SECTION 5. REPRESENTATIONS AND WARRANTIES OF STOCKHOLDER
Stockholder hereby represents and warrants to Parent as follows:
5.1 DUE ORGANIZATION, AUTHORIZATION, ETC. Stockholder (if it is a
corporation, partnership or other legal entity) is duly organized, validly
existing and in good standing under the laws of the jurisdiction of its
incorporation or organization. Stockholder has all requisite power (corporate
or otherwise) to execute and deliver this Voting Agreement and to consummate the
transactions contemplated hereby. The execution and delivery of this Voting
Agreement, the execution and delivery of the Proxy and the consummation of the
other transactions contemplated hereby have been duly authorized by all
necessary action (corporate or otherwise) on the part of Stockholder.
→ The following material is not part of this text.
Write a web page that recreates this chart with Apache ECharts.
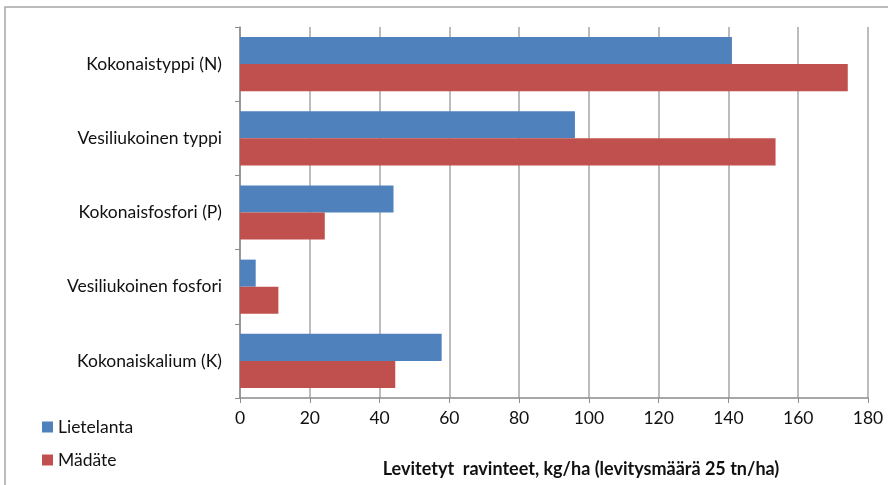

This
Voting Agreement has been duly executed and delivered by or on behalf of
Stockholder and, assuming its due authorization, execution and delivery by
Parent, constitutes a legal, valid and binding obligation of Stockholder,
enforceable against Stockholder in accordance with its terms except as
enforcement may be limited by applicable bankruptcy, insolvency, reorganization,
moratorium and similar laws relating to or affecting creditors' rights from time
to time in effect and subject to general equity principles and to limitations on
the availability of equitable relief.
5.2 NO CONFLICTS, REQUIRED FILINGS AND CONSENTS.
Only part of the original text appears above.